Which is true; Cohen’s music, while advanced musically and definitely challenging, isn’t abstract; it’s just great contemporary music from a parallel universe. Nutritious for kids, too, I’d think.
“My philosophy was always to make it organic,” he says. “Captain Beefheart’s songs struck me as being able to do that — there was nothing artificial about it. His music is very much like California vegetation, like chaparral, or Mediterranean vegetation — wildness; even more so than modern jazz, there’s this earthy perfection to it, none of it seemed forced or technological like some avant-garde stuff is.”
Divergent, dedicated artists like Cohen probably would sell out if they could figure out who’s buying — it’s not as if they’ve chosen to be deliberately obscure about what they’re doing (some of them, anyway). Obviously they’d like to get their music heard by as many as possible.
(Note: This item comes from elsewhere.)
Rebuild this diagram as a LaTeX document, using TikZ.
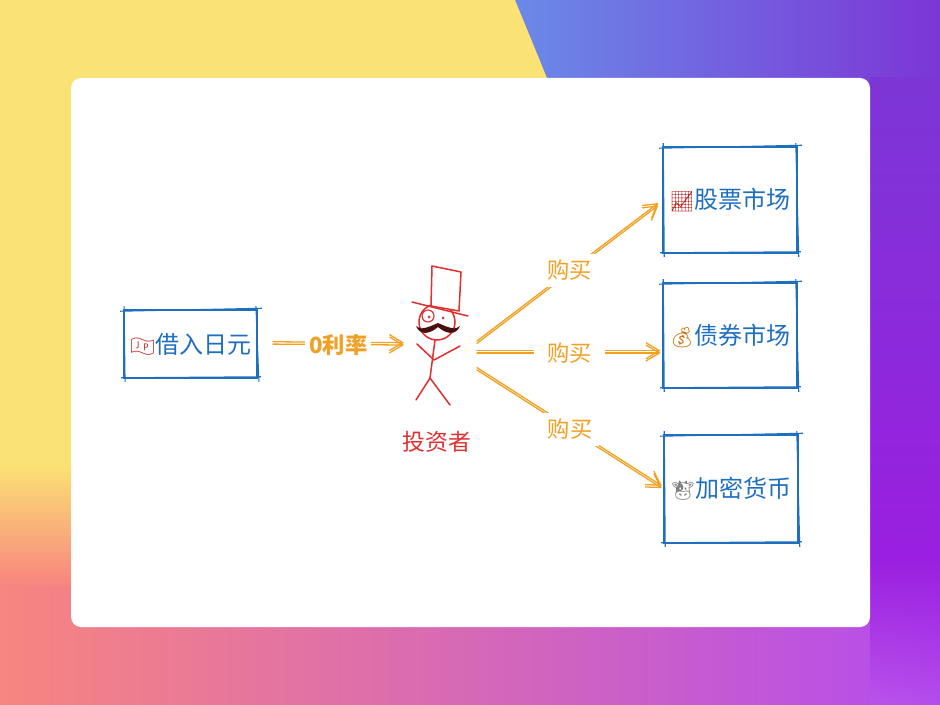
\documentclass[tikz,border=0pt]{standalone}
\usepackage{fontspec}
\setmainfont{Noto Sans CJK SC}
\newfontfamily\emojifont{Noto Emoji}
\usetikzlibrary{arrows.meta,calc,shadings}
\definecolor{exblue}{HTML}{1F6FC1}
\definecolor{exorange}{HTML}{F0A023}
\definecolor{exred}{HTML}{E03131}
\definecolor{mdark}{HTML}{4A1010}
\definecolor{bgyellow}{HTML}{FBE274}
\definecolor{bgsalmon}{HTML}{F8857F}
\definecolor{bgpink}{HTML}{DE7AD6}
\definecolor{bgpurpleR}{HTML}{B44CEE}
\definecolor{bgbaseR}{HTML}{BA53EA}
\definecolor{bgblue}{HTML}{6A8AE8}
\definecolor{bgviolet}{HTML}{7C36D6}
\definecolor{bgvioletB}{HTML}{8A2ADA}
\definecolor{bgdeep}{HTML}{9A1FE0}
\definecolor{bglight}{HTML}{B44CEE}
\tikzset{
  mkt/.style={draw=exblue, line width=1.3pt, text=exblue, inner sep=0pt,
    font=\fontsize{20.5pt}{24pt}\selectfont},
  skline/.style={draw=exblue, line width=0.9pt},
  arr/.style={draw=exorange, line width=1.1pt, line cap=round,
    -{Straight Barb[length=0.4cm, width=0.48cm, line width=1.1pt]}},
  lab/.style={fill=white, text=exorange, inner xsep=0.12cm, inner ysep=0.1cm,
    font=\fontsize{19pt}{22pt}\selectfont},
  fig/.style={draw=exred, line width=1.3pt, line cap=round, line join=round},
}
\newcommand\skbox[1]{%
  \draw[skline] ($(#1.north west)+(-3,2)$) -- ($(#1.north east)+(4,-1)$);
  \draw[skline] ($(#1.north east)+(-2,-3)$) -- ($(#1.south east)+(1,3)$);
  \draw[skline] ($(#1.south east)+(3,-2)$) -- ($(#1.south west)+(-2,-1)$);
  \draw[skline] ($(#1.south west)+(2,3)$) -- ($(#1.north west)+(1,-3)$);
}
\begin{document}
\begin{tikzpicture}[x=0.03cm, y=-0.03cm]
\useasboundingbox (0,0) rectangle (940,705);
% ---------- background ----------
\shade[left color=bgsalmon, middle color=bgpink, right color=bgpurpleR] (0,0) rectangle (940,705);
\shade[left color=bgblue, right color=bgviolet] (515,0) -- (940,0) -- (940,100) -- (556,100) -- cycle;
\shade[top color=bgviolet, bottom color=bgdeep] (870,78) rectangle (940,560);
\shade[upper left=bgdeep, upper right=bgdeep, lower left=bgbaseR, lower right=bglight] (870,560) rectangle (940,705);
\fill[bgyellow] (0,0) -- (515,0) -- (556,100) -- (80,100) -- (80,465) -- (0,465) -- cycle;
\shade[top color=bgyellow, bottom color=bgsalmon] (0,464) rectangle (80,585);
% ---------- card ----------
\fill[white, rounded corners=0.3cm] (71,78) rectangle (870,627);
% ---------- boxes ----------
\node[mkt, minimum width=4cm, minimum height=2.04cm] (b0) at (190.5,344)
  {{\emojifont\fontsize{17pt}{20pt}\selectfont\color{exred!85!black}🇯🇵}借入日元};
\node[mkt, minimum width=4.02cm, minimum height=3.18cm] (b1) at (730,200)
  {{\emojifont\fontsize{17pt}{20pt}\selectfont\color{exred!80!black}📈}股票市场};
\node[mkt, minimum width=4.02cm, minimum height=3.15cm] (b2) at (730,335.5)
  {{\emojifont\fontsize{17pt}{20pt}\selectfont\color{orange!80!black}💰}债券市场};
\node[mkt, minimum width=4.02cm, minimum height=3.24cm] (b3) at (731,489)
  {{\emojifont\fontsize{17pt}{20pt}\selectfont\color{gray}🐮}加密货币};
\skbox{b0}\skbox{b1}\skbox{b2}\skbox{b3}
% ---------- investor figure ----------
\draw[fig, fill=white] (437,322) circle (18);
\draw[fig, fill=white] (432,266) -- (461,272) -- (459,311) -- (431,306) -- cycle;
\draw[fig] (412,302) -- (468,316);
\draw[fig, line width=1pt] (428,316) circle (6);
\fill[exred] (429,317) circle (1.5);
\fill[exred] (443,318) circle (1.5);
\fill[mdark] (416,326) .. controls (420,336) and (430,334) .. (438,327)
  .. controls (446,334) and (456,336) .. (460,326)
  .. controls (456,331) and (447,327) .. (438,323)
  .. controls (429,327) and (420,331) .. (416,326) -- cycle;
\draw[fig] (435,340) -- (430,378);
\draw[fig] (417,344) -- (434,360) -- (460,346);
\draw[fig] (416,400) -- (430,378) -- (450,405);
\node[text=exred, font=\fontsize{19.5pt}{22pt}\selectfont] (inv) at (437,442) {投资者};
% ---------- connectors ----------
\coordinate (fL) at (404,345);
\coordinate (o1) at (477,341);
\coordinate (o2) at (477,353);
\coordinate (o3) at (477,370);
\draw[arr, shorten <=0.45cm] (b0.east) -- (fL);
\draw[arr, shorten <=0.45cm, transform canvas={yshift=0.07cm}] (b0.east) -- (fL);
\path (b0.east) -- (fL) node[lab, pos=0.55, font=\fontsize{19pt}{22pt}\selectfont\bfseries] {0利率};
\draw[arr, shorten >=0.15cm] (o1) -- (b1.west);
\draw[arr, shorten >=0.15cm, transform canvas={yshift=-0.07cm}] (o1) -- (b1.west);
\path (o1) -- (b1.west) node[lab, pos=0.5, inner sep=0.2cm] {购买};
\draw[arr, shorten >=0.05cm] (o2) -- (b2.west |- o2);
\draw[arr, shorten >=0.05cm, transform canvas={yshift=0.07cm}] (o2) -- (b2.west |- o2);
\path (o2) -- (b2.west |- o2) node[lab, pos=0.5, inner xsep=0.4cm] {购买};
\draw[arr, shorten >=0.05cm] (o3) -- (b3.west);
\draw[arr, shorten >=0.05cm, transform canvas={yshift=0.07cm}] (o3) -- (b3.west);
\path (o3) -- (b3.west) node[lab, pos=0.5, inner sep=0.2cm] {购买};
\end{tikzpicture}
\end{document}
“It’s a difficult Catch-22 sort of a thing,” says Cohen, “because I got the feeling at my label that Zorn took umbrage when I tried to get a little more accessible. If I gave him a tape that was done on a four-track machine that had very poor technical quality and just sounded very, very bizarre, it would have a much better chance gaining favor with him than if I gave him a 50-track studio recording which was highly arranged and that’d probably appeal to a greater portion of people. I might have to court another label for that type of music. But I continue to do the four-track stuff ’cause it has a certain charm.”
DANNY COHEN at “sound.”| At the Schindler House, 835 N. Kings Road, West Hollywood | Saturday, June 28, 7:30 p.m.